Commission Wants ECP Stance on ‘Form 15’ today

Commission Wants ECP Stance on ‘Form 15’ today

The poll inquiry commission has asked the Election Commission of Pakistan (ECP) to come up with its stand positively by Tuesday on its perceived reluctance to make available ‘Form 15’ of different polling stations used in the 2013 general elections. 

The Form 15 is a document maintained by returning officers (ROs) and accounts for the ballot papers used, discarded or remained unused out of the total papers supplied.

Election Commission of Pakistan
Commission Wants ECP Stance on ‘Form 15’ today

Senior counsel Abdul Hafeez Pirzada, representing the Pakistan Tehreek-i-Insaf (PTI), raised the matter again before a three-judge Judicial Commission headed by Chief Justice Nasir-ul-Mulk on Monday and said the required documents had not been provided by the ECP. The counsel said the documents had become important because an increase was noticed in printing of extra ballot papers from four to 12 per cent and during cross-examinations Punjab’s former election commissioner Mehboob Anwar had admitted that extra ballot papers had been retained by the ROs. Section 44 of the Representation of People’s Act 1976 requires an RO to retain extra ballot papers and return them to the ECP after the elections. “I want to see the ECP taking a position instead of changing it all the time,” Mr Pirzada said. ECP’s counsel Salman Akram Raja, who was supposed to submit a reply on the matter by Saturday, said the commission was in the process of collecting Form 15 and had asked ROs to provide these and the same would be produced. He explained that Form 15 was retrievable from ROs after the end of polling after which it went into the election bag and then into the custody of the treasury under a notification issued by the ECP.

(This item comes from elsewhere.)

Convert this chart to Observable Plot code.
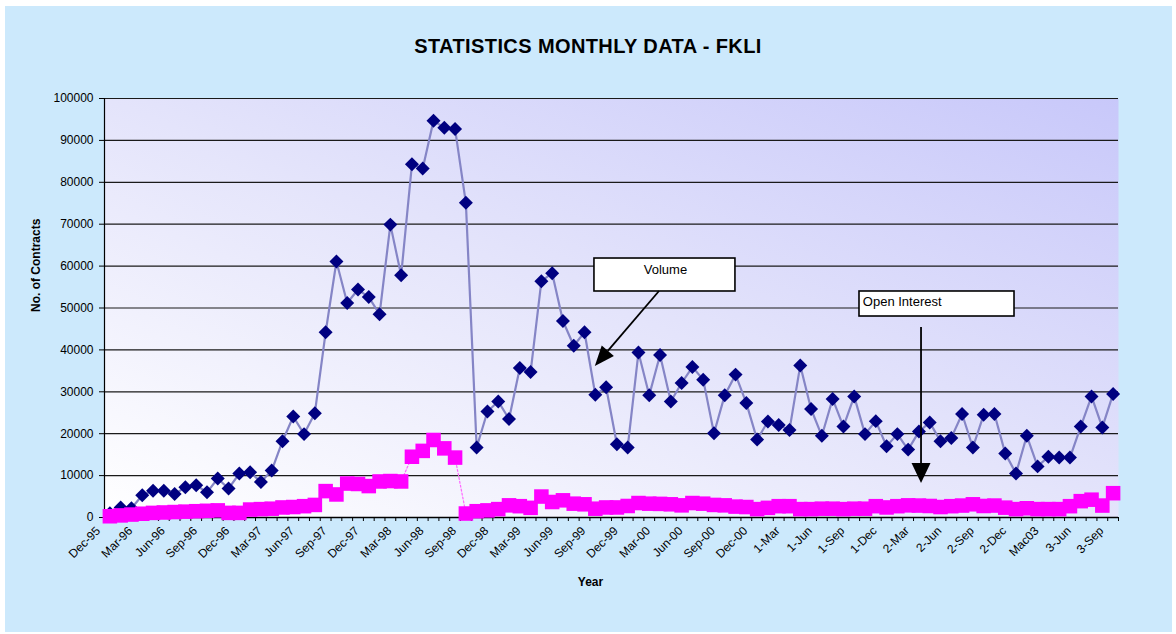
<!DOCTYPE html>
<html>
<head>
<meta charset="utf-8">
<script src="https://cdn.jsdelivr.net/npm/d3@7"></script>
<script src="https://cdn.jsdelivr.net/npm/@observablehq/plot@0.6"></script>
<style>
  body { margin: 0; background: #ffffff; }
  #wrap { position: relative; width: 1176px; height: 634px; overflow: hidden; font-family: Arial, "Liberation Sans", sans-serif; }
  #panel { position: absolute; left: 5px; top: 6px; width: 1167px; height: 626px; background: #cce9fc; }
  #title { position: absolute; left: 0; width: 1176px; top: 35px; text-align: center; font-weight: bold; font-size: 20px; letter-spacing: 0.4px; line-height: 22px; color: #000; }
  #chart { position: absolute; left: 0; top: 0; }
</style>
</head>
<body>
<div id="wrap">
  <div id="panel"></div>
  <div id="title">STATISTICS MONTHLY DATA - FKLI</div>
  <div id="chart"></div>
</div>
<script>
// Tick labels shown every third month (Dec-95 ... 3-Sep)
const tickLabels = ["Dec-95","Mar-96","Jun-96","Sep-96","Dec-96","Mar-97","Jun-97","Sep-97","Dec-97","Mar-98","Jun-98","Sep-98","Dec-98","Mar-99","Jun-99","Sep-99","Dec-99","Mar-00","Jun-00","Sep-00","Dec-00","1-Mar","1-Jun","1-Sep","1-Dec","2-Mar","2-Jun","2-Sep","2-Dec","Mac03","3-Jun","3-Sep"];

// Monthly volume (contracts), Dec-95 .. Sep-03
const volume = [1000,2400,2200,5300,6400,6400,5600,7200,7700,6000,9300,6900,10500,10800,8500,11200,18200,24100,19900,24900,44200,61100,51200,54400,52600,48500,69900,57800,84300,83300,94700,93000,92700,75100,16700,25300,27700,23500,35700,34700,56400,58300,46900,41000,44200,29300,31100,17500,16700,39400,29200,38800,27700,32100,35900,32900,20100,29200,34100,27300,18600,22900,22100,20900,36300,25900,19500,28300,21700,28900,19900,23000,17000,19900,16200,20500,22700,18200,19000,24700,16700,24500,24700,15300,10500,19500,12200,14500,14300,14300,21700,28900,21500,29500];

// Monthly open interest (contracts), Dec-95 .. Sep-03
const openInterest = [300,500,700,900,1100,1200,1300,1400,1500,1600,1700,1100,1100,1900,2000,2100,2400,2500,2700,3000,6300,5500,8100,8000,7500,8600,8700,8600,14500,15900,18500,16500,14300,950,1500,1700,2000,2900,2700,2300,5000,3700,4100,3300,3150,2100,2400,2400,2750,3450,3300,3250,3150,2900,3450,3300,3000,2900,2600,2500,2000,2300,2700,2700,2000,2000,2100,2100,2000,2100,2100,2700,2400,2700,2900,2850,2750,2500,2700,2850,3150,2750,2850,2350,2000,2200,2000,2000,2000,2700,3900,4250,2850,5800];

const yTicks = [0,10000,20000,30000,40000,50000,60000,70000,80000,90000,100000];

// Callout boxes and arrows (in category index / contract units)
const volumeCallout = {label: "Volume", x1: 44.92, x2: 57.99, y1: 61810, y2: 53940, tx: 51.5, ty: 59190};
const oiCallout = {label: "Open Interest", x1: 69.49, x2: 83.86, y1: 53940, y2: 47970, tx: 69.8, ty: 51430};
const calloutArrows = [
  {x1: 50.95, y1: 53940, x2: 45.0, y2: 36040, headLen: 20, headHalf: 8},
  {x1: 75.24, y1: 45350, x2: 75.24, y2: 8110, headLen: 20, headHalf: 9.5}
];

const n = volume.length;
const boundaries = d3.range(-0.5, n, 1);
const font = "Arial, 'Liberation Sans', sans-serif";

function arrowMark(index, scales) {
  const g = d3.create("svg:g");
  for (const a of calloutArrows) {
    const x1 = scales.x(a.x1), y1 = scales.y(a.y1), x2 = scales.x(a.x2), y2 = scales.y(a.y2);
    const ang = Math.atan2(y2 - y1, x2 - x1);
    const c = Math.cos(ang), s = Math.sin(ang);
    const bx = x2 - a.headLen * c, by = y2 - a.headLen * s;
    g.append("line").attr("x1", x1).attr("y1", y1).attr("x2", bx).attr("y2", by)
      .attr("stroke", "#000").attr("stroke-width", 1.8);
    g.append("path")
      .attr("d", `M${x2},${y2}L${bx - a.headHalf * s},${by + a.headHalf * c}L${bx + a.headHalf * s},${by - a.headHalf * c}Z`)
      .attr("fill", "#000");
  }
  return g.node();
}

const svg = Plot.plot({
  width: 1176,
  height: 634,
  marginLeft: 104,
  marginRight: 58,
  marginTop: 98,
  marginBottom: 117,
  style: {background: "transparent", fontFamily: font, fontSize: "12px", color: "#000", overflow: "visible"},
  x: {type: "linear", domain: [-0.5, n - 0.5]},
  y: {type: "linear", domain: [0, 100000]},
  marks: [
    Plot.frame({fill: "url(#plotGrad)", stroke: "none"}),
    Plot.ruleY(yTicks.filter(d => d > 0), {stroke: "#1a1a1a", strokeWidth: 1.2}),
    Plot.axisY({ticks: yTicks, tickSize: 5, tickPadding: 6, tickFormat: d => String(d), label: null, fontSize: 12}),
    Plot.axisX({ticks: boundaries, tickSize: 4, tickFormat: () => "", label: null}),
    Plot.ruleX([-0.5], {stroke: "#000", strokeWidth: 1.2}),
    Plot.ruleY([0], {stroke: "#000", strokeWidth: 1.5}),
    Plot.text(tickLabels, {x: (d, i) => i * 3, frameAnchor: "bottom", rotate: -45, textAnchor: "end", dx: -9, dy: 14, fontSize: 12, fill: "#000"}),
    Plot.text(["No. of Contracts"], {frameAnchor: "left", dx: -68, dy: 4, rotate: -90, fontWeight: "bold", fontSize: 12, fill: "#000"}),
    Plot.text(["Year"], {frameAnchor: "bottom", dx: -21, dy: 68, fontWeight: "bold", fontSize: 12, fill: "#000"}),
    // Volume series
    Plot.line(volume, {x: (d, i) => i, y: d => d, stroke: "#8585c6", strokeWidth: 2.2}),
    Plot.dot(volume, {x: (d, i) => i, y: d => d, symbol: "diamond2", r: 6.3, fill: "#000080", stroke: "none"}),
    // Open interest series
    Plot.line(openInterest, {x: (d, i) => i, y: d => d, stroke: "#ff66ff", strokeWidth: 1.2, strokeDasharray: "2,2"}),
    Plot.dot(openInterest, {x: (d, i) => i, y: d => d, symbol: "square", r: 8.2, fill: "#ff00ff", stroke: "none"}),
    // Callouts
    Plot.rect([volumeCallout, oiCallout], {x1: "x1", x2: "x2", y1: "y1", y2: "y2", fill: "#ffffff", stroke: "#000", strokeWidth: 1.6}),
    Plot.text([volumeCallout], {x: "tx", y: "ty", text: "label", textAnchor: "middle", fontSize: 13, fill: "#000"}),
    Plot.text([oiCallout], {x: "tx", y: "ty", text: "label", textAnchor: "start", fontSize: 13, fill: "#000"}),
    arrowMark
  ]
});

d3.select(svg).insert("defs", ":first-child").html(
  '<linearGradient id="plotGrad" x1="0" y1="1" x2="1" y2="0">' +
  '<stop offset="0" stop-color="#ffffff"/>' +
  '<stop offset="0.5" stop-color="#e4e4fb"/>' +
  '<stop offset="1" stop-color="#c8c8fa"/>' +
  '</linearGradient>'
);

document.getElementById("chart").appendChild(svg);
</script>
</body>
</html>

But, the counsel said 99 per cent of Form 14 (vote count), 16 (consolidation of votes) and 17 (notification) was available and these were equally vital for corroboration of election results. The chief justice advised Mr Pirzada to wait for ECP’s reply for which it was seeking time and assured the PTI counsel that in the case of non-availability of Form 15, the ECP would have to face consequences. Later, ECP Secretary Babar Yaqoob Fateh Malik was cross-examined by Mr Pirzada, PML-N’s counsel Shahid Hamid and Shah Khawar of the Balochistan National Party (Awami). Mr Malik, who was chief secretary of Balochistan during the 2013 elections, said he used to interact with the chief election commissioner as well as the then home secretary in view of the peculiar law and order situation in the province. As chief secretary, he said, was involved in the process of delivery of ballot papers and election material received from the printing press. In some cases, the ballots were delivered by helicopters under security of the armed forces because of the bad law and order situation in areas like Panjgoor, Turbat, Kharan, Awaran, Khuzdar and Qalat.

But he was not certain whether or not the ROs were present to receive the election material. Mr Malik said he could not correctly recall, but the voters turnout was around 42pc, compared to 31pc in the 2008 elections. This was because many political parties like PkMAP, BNP Mengal, NP, some nationalist parties and even Aali Bugti, a grandson of Nawab Akbar Bugti, who had boycotted the 2008 polls, took part in the 2013 elections, he added. He said the Frontier Constabulary Balochistan functioned under the federal interior ministry and not the provincial government. He admitted that he had attended a seminar against corruption in Balochistan after which some provincial ministers, along with then chief minister Nawab Aslam Raisani, had walked out of the cabinet meeting. Later, Mr Malik said, the chief minister himself had come to his house and apologised for the behaviour.

He said he had received the then prime minister who visited Quetta to offer condolence over the death of more than 100 people of the Hazara community killed in a bomb blast, but it was beyond his prerogative to suggest to the prime minister to proclaim governor’s rule in the province. Mr Malik said he had applied for a four-month leave but was called by the then caretaker chief minister Nawab Ghous Bakhsh Barozai only four days later. The caretaker chief minister had not formed any cabinet, he added. He conceded that Badal Dasti, the then RO of PB-48 and also an assistant commissioner, had been removed just after the 2013 elections on the recommendations of the then Balochistan election commissioner and the DRO concerned. Mr Malik said that as chief secretary he had appeared before former chief justice Iftikhar Mohammad Chaudhry 50 or 60 times and was praised for his handling of the law and order situation in the province. He recalled that the PTI had fielded some candidates in the 2013 elections for National Assembly seats from Balochistan, but none of them won.